This is sort of a continuation of bug 1344136 but the parameters are different enough that I think a different bug is a good idea. Looking at a profile of the testcase in bug 1344131, stylo spends about 12% of its time in memmove, called mostly from declaration_block::parse_one_declaration and glue::set_property. Another 4% is the UTF16-to-UTF8 copy of the to-be-parsed string. The rest of the stylo-specific time is various parsing code. I put a profile at https://perf-html.io/public/ca2114c54af0c8a917d476430772b924b2fa9046/calltree/?thread=2 in case something in there jumps out to someone more familiar with the servo CSS parser/tokenizer. If not, I can dig some more and try to do more comparable head-to-head profiles vs Gecko to see which parts are slower in stylo.
2 months ago
There's probably significant overlap with SimonSapin's work in bug 1331843.
Happy to reprofile once that lands.
> Another 4% is the UTF16-to-UTF8 copy of the to-be-parsed string. On the output side of this conversion/copy, rust-cssparser’s tokenizer it its current incarnation fundamentally needs UTF-8 (Rust &str) for its input. Making it generic to support UTF-16 input would be a significant amount of work. On the input side, is it really UTF-16 rather than Latin-1? IIRC SpiderMonkey can store JS strings as Latin-1 internally when they don’t contain code units beyond U+00FF, which is the case of "10px". Based on chatting with heycam, it sounds like the WebIDL bindings layer would first convert Latin-1 to UTF-16, then the CSSOM implementation for Stylo converts that to UTF-8. If we add a WebIDL annotation that a given string parameter is wanted in UTF-8, we could make that one conversion instead of two. We only want UTF-8 when a string is going to Stylo/Servo though, so doing this may be tricky as long as we have two style systems. Going further, we can avoid converting/copying entirely and use std::str::from_utf8_unchecked if the string happens to only contain ASCII code units (and is stored as Latin-1). However, systematically scanning Latin-1 inputs to check whether they’re ASCII also has a cost. So ideally, SpiderMonkey would track this for us with a "is ASCII" / "might not be ASCII" bit kept in Latin-1 strings. (This is about CSSOM, I’ve filed Bug 1354989 separately for stylesheets.)
> Making it generic to support UTF-16 input would be a significant amount of work. Right. I'm not sure what we can do about this overhead so far. > On the input side, is it really UTF-16 rather than Latin-1? It's UTF-16 (or WTF-16, I guess; more on this below) once it gets past the bindings layer. The original JS string is in fact Latin-1 in this case. We _could_ do something with bindings here to produce UTF-8 instead of UTF-16, yes.

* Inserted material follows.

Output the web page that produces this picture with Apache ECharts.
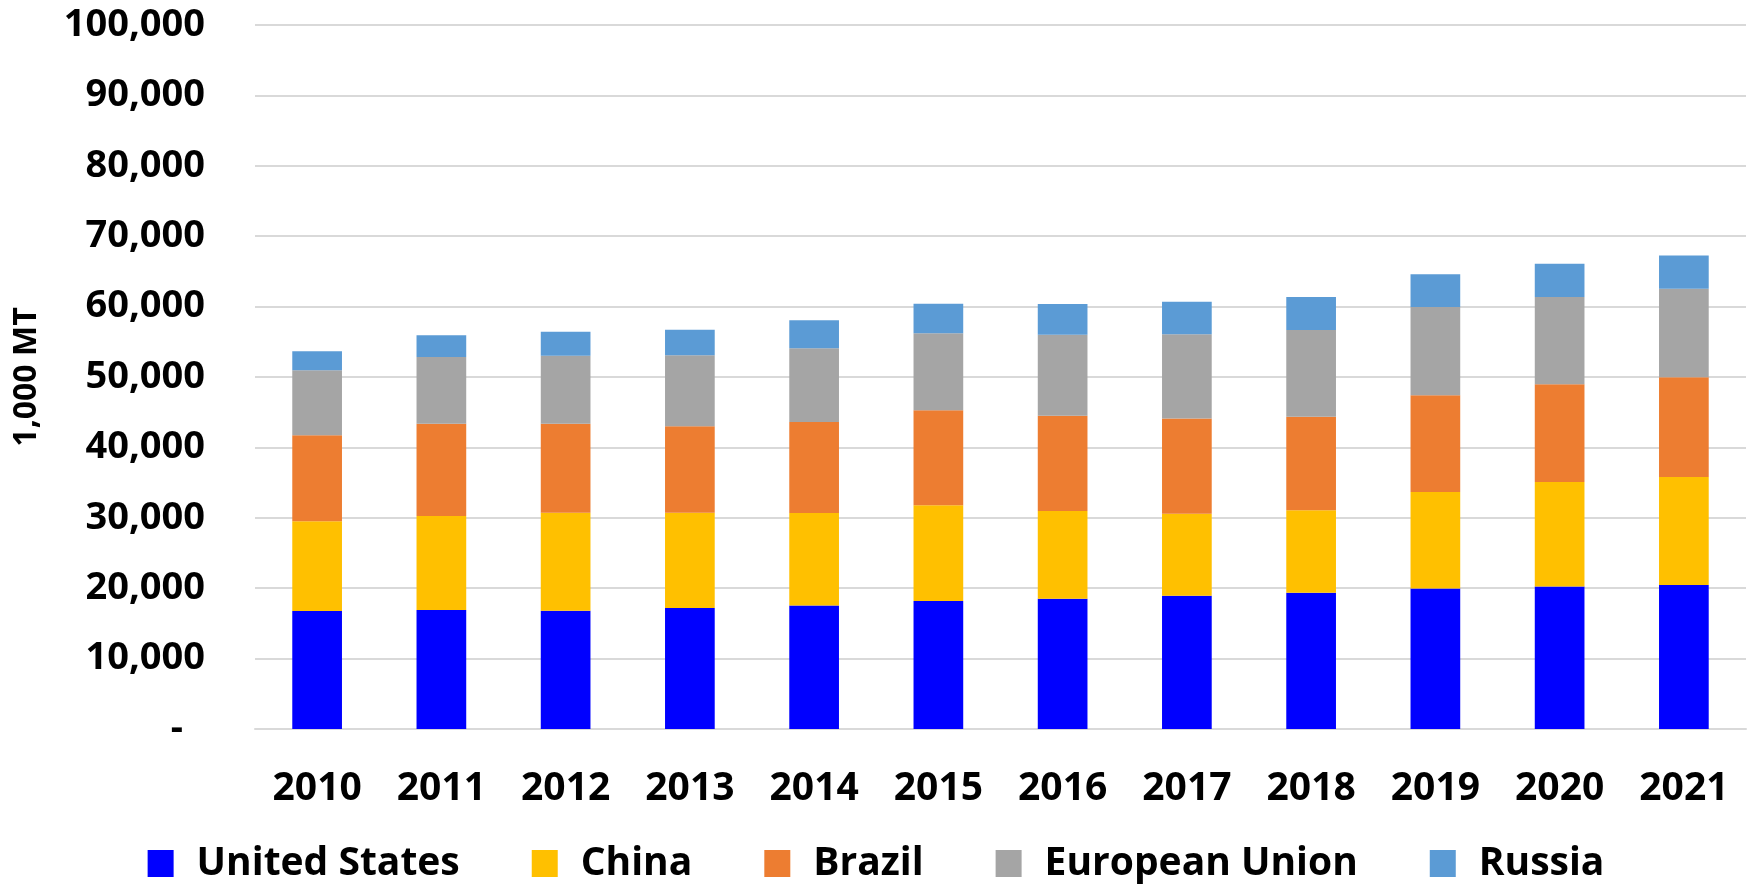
<!DOCTYPE html>
<html>
<head>
<meta charset="utf-8">
<script src="https://cdn.jsdelivr.net/npm/echarts@6/dist/echarts.min.js"></script>
<style>
html,body{margin:0;padding:0;background:#fff;}
#chart{width:1752px;height:884px;}
</style>
</head>
<body>
<div id="chart"></div>
<script>
const years = ['2010','2011','2012','2013','2014','2015','2016','2017','2018','2019','2020','2021'];
const unitedStates = [16750,16890,16790,17170,17545,18170,18490,18920,19340,19955,20240,20440];
const china        = [12770,13380,13910,13530,13150,13620,12490,11640,11740,13720,14860,15370];
const brazil       = [12200,13100,12670,12300,12920,13480,13530,13530,13290,13720,13860,14150];
const europeanUnion= [9225,9470,9655,10080,10460,10930,11500,11980,12300,12535,12390,12575];
const russia       = [2700,3080,3400,3630,3970,4200,4360,4630,4680,4680,4730,4740];
const seriesNames  = ['United States','China','Brazil','European Union','Russia'];
const seriesColors = ['#0000FF','#FFC000','#ED7D31','#A5A5A5','#5B9BD5'];
const yMin = 0, yMax = 100000, yStep = 10000;

const font = '"Open Sans", "Noto Sans", sans-serif';
const chart = echarts.init(document.getElementById('chart'));
const dataSets = [unitedStates, china, brazil, europeanUnion, russia];

chart.setOption({
  animation: false,
  backgroundColor: '#ffffff',
  grid: { left: 255, right: 6, top: 25, bottom: 155, containLabel: false },
  legend: {
    data: seriesNames,
    top: 839,
    left: 'center',
    itemWidth: 26,
    itemHeight: 27,
    itemGap: 72,
    icon: 'rect',
    textStyle: { fontFamily: font, fontWeight: 'bold', fontSize: 39, color: '#000', padding: [0, 0, 0, 18] }
  },
  xAxis: {
    type: 'category',
    data: years,
    axisTick: { show: false },
    axisLine: { lineStyle: { color: '#D9D9D9', width: 2 } },
    axisLabel: { fontFamily: font, fontWeight: 'bold', fontSize: 39, color: '#000', margin: 40 }
  },
  yAxis: {
    type: 'value',
    min: yMin, max: yMax, interval: yStep,
    name: '1,000 MT',
    nameLocation: 'middle',
    nameGap: 212,
    nameTextStyle: { fontFamily: font, fontWeight: 'bold', fontSize: 32, color: '#000' },
    axisLine: { show: false },
    axisTick: { show: false },
    splitLine: { lineStyle: { color: '#D9D9D9', width: 2 } },
    axisLabel: {
      fontFamily: font, fontWeight: 'bold', fontSize: 38, color: '#000', margin: 50,
      formatter: function (v) { return v === 0 ? '{d|-}' : v.toLocaleString('en-US'); },
      rich: { d: { fontFamily: font, fontWeight: 'bold', fontSize: 38, color: '#000', padding: [0, 22, 0, 0] } }
    }
  },
  series: dataSets.map(function (d, i) {
    return {
      name: seriesNames[i],
      type: 'bar',
      stack: 'total',
      barWidth: '40%',
      data: d,
      itemStyle: { color: seriesColors[i] }
    };
  })
});
</script>
</body>
</html>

As you note, that's easier to do once we don't have to worry about two style systems, or once we're ok taking a perf hit on the non-stylo style system. > Going further, we can avoid converting/copying entirely and use std::str::from_utf8_unchecked > if the string happens to only contain ASCII code units As things stand, bindings will make a copy no matter what. They do right now. So if we implemented the "bindings output UTF-8" thing, ideally we would not need any more copies or scanning of the string or whatnot. That said, does rust-cssparser actually expect UTF-8, or WTF-8? That is, what happens for surrogate code points in the input? Should bindings be outputting WTF-8 given unpaired surrogates in the WTF-16 input, or converting unpaired surrogates to replacement char, or something else? All the encoding stuff could use a separate bug or three to track it, obviously. ;)
I’ve submitted https://github.com/servo/servo/pull/16954 which will hopefully reduce `memmove` traffic during parsing.